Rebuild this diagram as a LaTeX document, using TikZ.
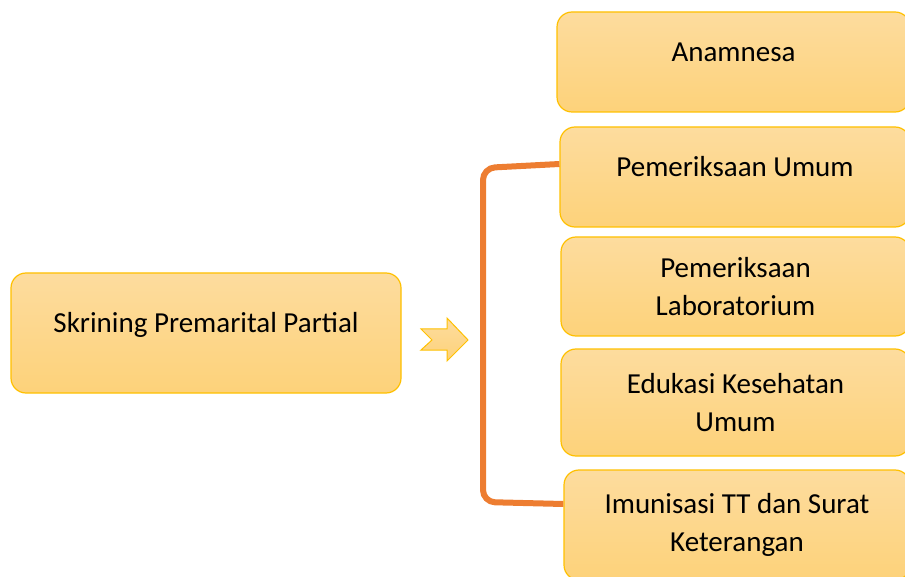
\documentclass[tikz,border=0pt]{standalone}
\usepackage{fontspec}
\setmainfont{Carlito}
\usepackage{tikz}
\usetikzlibrary{positioning}
\definecolor{boxtop}{HTML}{FDDC9E}
\definecolor{boxbot}{HTML}{FDD27A}
\definecolor{boxline}{HTML}{FFC000}
\definecolor{brack}{HTML}{ED7D31}

\begin{document}
\begin{tikzpicture}[x=1pt,y=-1pt,font=\fontsize{29}{38}\selectfont]
\tikzstyle{box}=[rectangle,rounded corners=15pt,draw=boxline,line width=1.2pt,top color=boxtop,bottom color=boxbot,align=center,inner sep=0pt]
\tikzstyle{one}=[text height=20pt,text depth=20pt]
\useasboundingbox (0,0) rectangle (905,577);
\clip (0,0) rectangle (905,577);
\node[box,one,minimum width=390pt,minimum height=120pt] (skr) at (206,333) {Skrining Premarital Partial};
\node[box,one,minimum width=353pt,minimum height=100pt] (ana) at (733.5,62) {Anamnesa};
\node[box,one,minimum width=350pt,minimum height=100pt] (pu) at (735,177) {Pemeriksaan Umum};
\node[box,minimum width=349pt,minimum height=99pt] (pl) at (735.5,286.5) {Pemeriksaan\\Laboratorium};
\node[box,minimum width=349pt,minimum height=107pt] (ek) at (735.5,402.5) {Edukasi Kesehatan\\Umum};
\node[box,minimum width=346pt,minimum height=110pt] (im) at (737,525) {Imunisasi TT dan Surat\\Keterangan};
% chevron
\draw[boxline,line width=1pt,top color=boxtop,bottom color=boxbot] (421,329) -- (447,329) -- (447,318) -- (468,340) -- (447,361) -- (447,350) -- (421,350) -- (432,340) -- cycle;
% bracket
\draw[brack,line width=6pt,rounded corners=12pt] ([yshift=13pt]pu.west) -- (483,168) -- (483,502) -- ([yshift=21pt]im.west);
\end{tikzpicture}
\end{document}
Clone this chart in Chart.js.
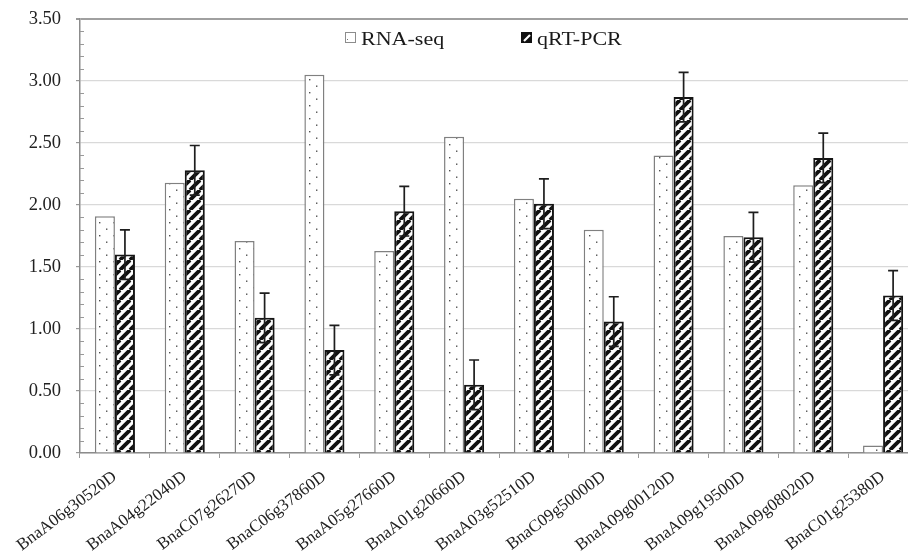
<!DOCTYPE html>
<html><head><meta charset="utf-8">
<script src="https://cdn.jsdelivr.net/npm/chart.js@4.4.0/dist/chart.umd.min.js"></script>
<style>html,body{margin:0;padding:0;background:#fff;overflow:hidden}
#wrap{width:908px;height:554px;overflow:hidden;position:relative;background:#fff}
canvas{display:block}</style></head>
<body><div id="wrap"><canvas id="c" width="930" height="554" style="width:930px;height:554px"></canvas></div>
<script>
const categories = ['BnaA06g30520D','BnaA04g22040D','BnaC07g26270D','BnaC06g37860D','BnaA05g27660D','BnaA01g20660D','BnaA03g52510D','BnaC09g50000D','BnaA09g00120D','BnaA09g19500D','BnaA09g08020D','BnaC01g25380D'];
const seriesNames = ['RNA-seq','qRT-PCR'];
const rnaSeq = [1.91,2.18,1.71,3.05,1.63,2.55,2.05,1.80,2.40,1.75,2.16,0.06];
const qrtPcr = [1.60,2.28,1.09,0.83,1.95,0.55,2.01,1.06,2.87,1.74,2.38,1.27];
const qrtErr = [0.20,0.20,0.20,0.20,0.20,0.20,0.20,0.20,0.20,0.20,0.20,0.20];
const yMin = 0, yMax = 3.5, yStep = 0.5, yMinorStep = 0.1;

const cv = document.getElementById('c');
const ctx = cv.getContext('2d');

function dotPattern(){
  const c = document.createElement('canvas'); c.width = 14; c.height = 13;
  const x = c.getContext('2d');
  x.fillStyle = '#fff'; x.fillRect(0,0,14,13);
  x.fillStyle = '#505050'; x.fillRect(1,1,1.4,1.4); x.fillRect(8,7.5,1.4,1.4);
  return ctx.createPattern(c,'repeat');
}
function stripePattern(){
  const s = 10;
  const c = document.createElement('canvas'); c.width = s; c.height = s;
  const x = c.getContext('2d');
  x.fillStyle = '#fff'; x.fillRect(0,0,s,s);
  x.strokeStyle = '#111'; x.lineWidth = 3.8;
  for (const k of [-1,0,1]) { x.beginPath(); x.moveTo(k*s, s); x.lineTo(k*s+s, 0); x.stroke(); }
  return ctx.createPattern(c,'repeat');
}
const SERIF = "'Liberation Serif','Times New Roman',serif";

const errorBars = {
  id:'errorBars',
  afterDatasetsDraw(chart){
    const meta = chart.getDatasetMeta(1);
    const ys = chart.scales.y;
    const c = chart.ctx;
    c.save();
    c.strokeStyle = '#1e1e1e'; c.lineWidth = 1.7;
    meta.data.forEach((el,i)=>{
      const v = qrtPcr[i], e = qrtErr[i];
      const x = el.x;
      const yt = ys.getPixelForValue(v+e), yb = ys.getPixelForValue(v-e);
      c.beginPath();
      c.moveTo(x, yt); c.lineTo(x, yb);
      c.moveTo(x-5, yt); c.lineTo(x+5, yt);
      c.moveTo(x-5, yb); c.lineTo(x+5, yb);
      c.stroke();
    });
    c.restore();
  }
};
const minorTicks = {
  id:'minorTicks',
  afterDraw(chart){
    const ys = chart.scales.y, c = chart.ctx, left = chart.chartArea.left;
    c.save(); c.strokeStyle = '#999'; c.lineWidth = 1;
    const n = Math.round((yMax-yMin)/yMinorStep);
    for (let i=1;i<n;i++){
      if (i % 5 === 0) continue;
      const y = Math.round(ys.getPixelForValue(yMin + i*yMinorStep)) + 0.5;
      c.beginPath(); c.moveTo(left, y); c.lineTo(left+4, y); c.stroke();
    }
    c.restore();
  }
};
const legendPlugin = {
  id:'customLegend',
  afterDraw(chart){
    const c = chart.ctx;
    const items = [
      {x:345, label: seriesNames[0], kind:0},
      {x:521, label: seriesNames[1], kind:1}
    ];
    const y = 32, s = 11;
    c.save();
    items.forEach(it=>{
      if (it.kind===0){
        c.fillStyle = '#fff'; c.fillRect(it.x, y, s, s);
        c.fillStyle = '#777'; c.fillRect(it.x+2, y+7, 1, 1);
        c.strokeStyle = '#8c8c8c'; c.lineWidth = 1; c.strokeRect(it.x+0.5, y+0.5, s-1, s-1);
      } else {
        c.fillStyle = '#111'; c.fillRect(it.x, y, s, s);
        c.strokeStyle = '#fff'; c.lineWidth = 2.2;
        c.beginPath(); c.moveTo(it.x+3, y+s-2); c.lineTo(it.x+s-2, y+3); c.stroke();
      }
      c.fillStyle = '#1a1a1a';
      c.font = "19.5px " + SERIF;
      c.textBaseline = 'alphabetic'; c.textAlign = 'left';
      c.translate(it.x + s + 5, y + 13);
      c.scale(1.13, 1);
      c.fillText(it.label, 0, 0);
      c.setTransform(1,0,0,1,0,0);
    });
    c.restore();
  }
};

new Chart(cv, {
  type:'bar',
  data:{
    labels: categories,
    datasets:[
      {label: seriesNames[0], data: rnaSeq, backgroundColor: dotPattern(), borderColor:'#808080', borderWidth:1.5,
       categoryPercentage:0.574, barPercentage:1.0},
      {label: seriesNames[1], data: qrtPcr, backgroundColor: stripePattern(), borderColor:'#151515', borderWidth:2,
       categoryPercentage:0.574, barPercentage:1.0}
    ]
  },
  options:{
    responsive:false, animation:false,
    layout:{padding:{left:0, top:19, right:12, bottom:0}},
    plugins:{legend:{display:false}, tooltip:{enabled:false}},
    scales:{
      x:{
        grid:{drawOnChartArea:false, drawTicks:true, tickLength:5, color:'#999', offset:true},
        border:{color:'#8c8c8c', width:1.5},
        ticks:{font:{family:SERIF, size:17}, color:'#222', minRotation:37, maxRotation:37, autoSkip:false, padding:9},
        afterFit(s){ s.height = 101; s.paddingLeft = 0; s.paddingRight = 0; }
      },
      y:{
        min:yMin, max:yMax,
        ticks:{stepSize:yStep, callback:v=>Number(v).toFixed(2), font:{family:SERIF, size:18.5}, color:'#222', padding:15},
        grid:{color:c=>c.tick && c.tick.value===yMax ? '#a0a0a0' : '#d9d9d9', lineWidth:c=>c.tick && c.tick.value===yMax ? 2 : 1.2, tickLength:4, tickColor:'#999'},
        border:{color:'#8c8c8c', width:1.5},
        afterFit(s){ s.width = 80; s.paddingTop = 0; s.paddingBottom = 0; }
      }
    }
  },
  plugins:[minorTicks, errorBars, legendPlugin]
});
</script></body></html>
^^^^^^^^
Set down nothing but the lines from the one holding "Clone this chart in Chart.js." through the one holding "const ctx = cv.getContext('2d');", both included, exactly as they appear; any picture is left out.

Task response:
Clone this chart in Chart.js.
<!DOCTYPE html>
<html><head><meta charset="utf-8">
<script src="https://cdn.jsdelivr.net/npm/chart.js@4.4.0/dist/chart.umd.min.js"></script>
<style>html,body{margin:0;padding:0;background:#fff;overflow:hidden}
#wrap{width:908px;height:554px;overflow:hidden;position:relative;background:#fff}
canvas{display:block}</style></head>
<body><div id="wrap"><canvas id="c" width="930" height="554" style="width:930px;height:554px"></canvas></div>
<script>
const categories = ['BnaA06g30520D','BnaA04g22040D','BnaC07g26270D','BnaC06g37860D','BnaA05g27660D','BnaA01g20660D','BnaA03g52510D','BnaC09g50000D','BnaA09g00120D','BnaA09g19500D','BnaA09g08020D','BnaC01g25380D'];
const seriesNames = ['RNA-seq','qRT-PCR'];
const rnaSeq = [1.91,2.18,1.71,3.05,1.63,2.55,2.05,1.80,2.40,1.75,2.16,0.06];
const qrtPcr = [1.60,2.28,1.09,0.83,1.95,0.55,2.01,1.06,2.87,1.74,2.38,1.27];
const qrtErr = [0.20,0.20,0.20,0.20,0.20,0.20,0.20,0.20,0.20,0.20,0.20,0.20];
const yMin = 0, yMax = 3.5, yStep = 0.5, yMinorStep = 0.1;

const cv = document.getElementById('c');
const ctx = cv.getContext('2d');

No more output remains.